Captação com aporte inicial de Salgado
Economista de formação, Vitor Roma será vice-presidente de marketing de Salgado. Terá a função de gerar receita, a partir de mudanças no departamento de marketing. Em 2017, ele vendeu sua empresa para a Accenture, uma multinacional de tecnologia de informação e de consultoria. Dali em diante, seguiu no mundo corporativo como consultor. Pela disponibilidade, deve ser o dirigente amador mais próximo do trabalho diário do presidente Jorge Salgado.
Ao lado de Roma e Adriano, está Horácio Junior – que também saiu no último ano da gestão Campello - e outros jovens personagens na política do clube. Eles serão responsáveis por executar boa parte dos processos de administração do dia a dia. Vão deixar Salgado mais com papel de representante do clube – internamente, por exemplo, em reuniões de conselhos, e externamente, frente ao mercado. Será colocada à prova a habilidade política do perfil conciliador de Jorge Salgado.
Num primeiro momento, a diretoria de Salgado vai contar com a participação de muitos voluntários e, gradativamente, seguirá para a profissionalização de cada setor. Roma, por exemplo, vai ficar diariamente no clube, instalado nas dependências de São Januário.
"Penso no Vasco todos os dias"
Salgado conta com a presença de Ricardo Manela para a diretoria de relação com investidores, um cargo não remunerado, mas que ficará na mão de um profissional de mercado. Ele vai ter a missão de colocar de pé uma das principais propostas de Salgado: a captação de dinheiro no mercado.

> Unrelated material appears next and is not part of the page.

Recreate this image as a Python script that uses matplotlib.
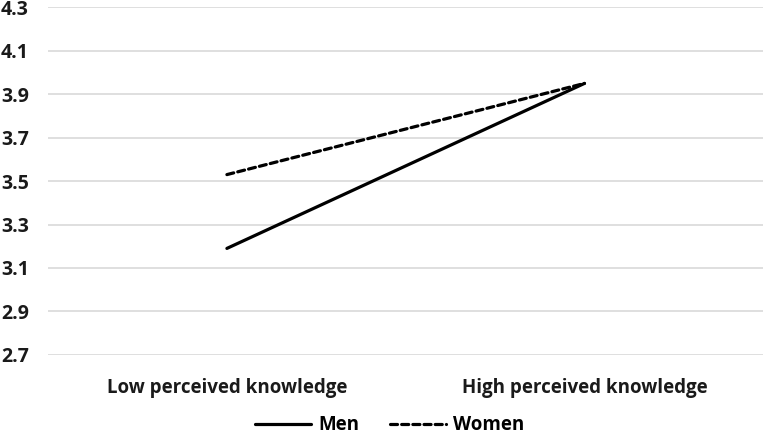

Sócio fundador da Bozano Investimentos, Manela conta com cerca de R$ 30 milhões dos R$ 70 milhões que se planejaram para captar no primeiro momento da gestão. O próprio Salgado, que fez acordo por pagamento de dívida antiga com Campello neste fim de ano, entrou com aporte inicial para significativo. O primeiro objetivo vai ser quitar salários atrasados.
Modelo semelhante foi arquitetado na gestão Dinamite – com investimentos iniciais em cotas pré-determinadas para pessoas físicas e remuneração a partir de garantias de receitas futuras do clube. Num segundo momento, o objetivo é captar mais R$ 70 milhões.
Com a indefinição eleitoral e de divisão que o clube vai disputar em 2021, outra alternativa é captar com bancos (Salgado conversou diretamente com André Esteves, do banco BTG Pactual). A instituição financeira negocia com os credores do clube, o que houver de diferença entre o total emprestado e o valor quitado fica em dívida do Vasco com o banco. Com garantias de cotas de TV e outras receitas do clube.
Em entrevista em 2014, questionado se entraria na corrida eleitoral, Salgado dizia que não estava indefinido. Mas garantiu que analisava minuciosamente todas as possibilidades.
- Penso no Vasco todos os dias - afirmou.
Questionado por vascaínos da família - e alguns torcedores nas ruas - para assumir o Vasco, Salgado vai realizar um sonho - que deixava claro para pessoas mais próximas - num momento delicado do clube. Vinte e três anos depois da derrota contestada, não vai lutar pelo título brasileiro, que o Vasco conquistaria dias após aquele pleito distante de 1997. A missão imediata é não cair.